The conflict arises after the believer tries to attach more details to Fate. Once they do, Fate ceases to be compatible with every actual event...theoretically, at least. On the presumption that it's Fate for Marvin and Marcie to be in a romantic relationship, their breakup throws doubt on how well Fate corresponds to the reality of their broken relationship. On the presumption that it's Fate for Marvin or Marcie to work in factories that manufacture videotapes, their loss of employment throws doubt on how well Fate corresponds to the reality of their employment elsewhere (or unemployment). On the presumption that it's Fate for their children to earn incomes at around the 33% percentile of the working population, their children's income at around 80% throws doubt on how well Fate corresponds to the reality of their income. These or any other "violations" indicate that Not-Fate could be an ill-fitting reality...to those who feel that Fate fits them better.

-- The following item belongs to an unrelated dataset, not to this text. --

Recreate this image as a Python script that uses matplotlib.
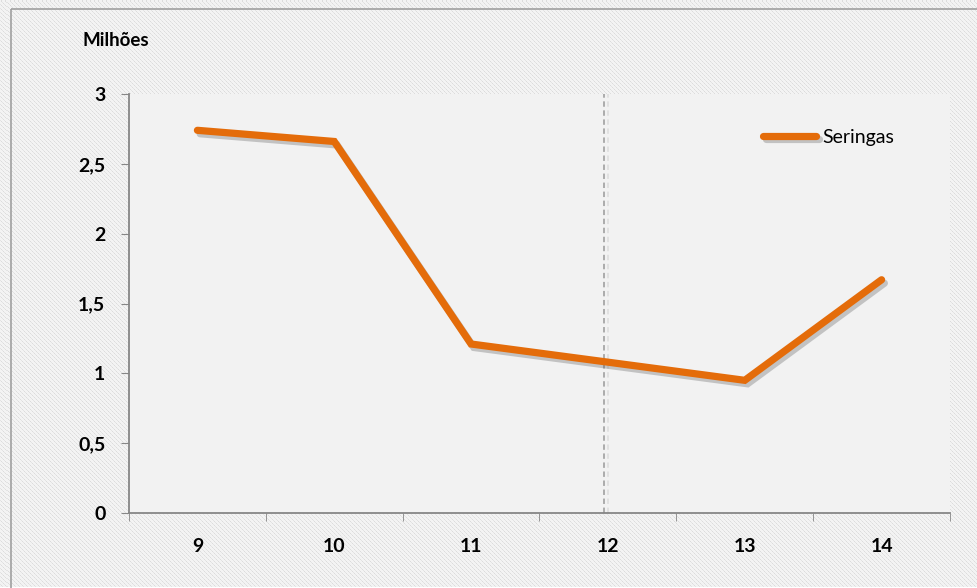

The upshot is that generalizable propositions typically venture outside the tiny range of personal preference. It's not sensible to treat these like simple personal preferences, despite the all-too-human urge to quickly reject ill-fitting thoughts. "The idea works for me" doesn't even satisfy pragmatism's easy standard when "works" really means "matches my wishes" rather than means "matches ideas with proven correspondences to realities". In that case a pragmatist may reply that the speaker is under the mistaken impression that the idea works for them; future interactions with an ill-fitting reality could demonstrate in what way the impression turns out to be mistaken.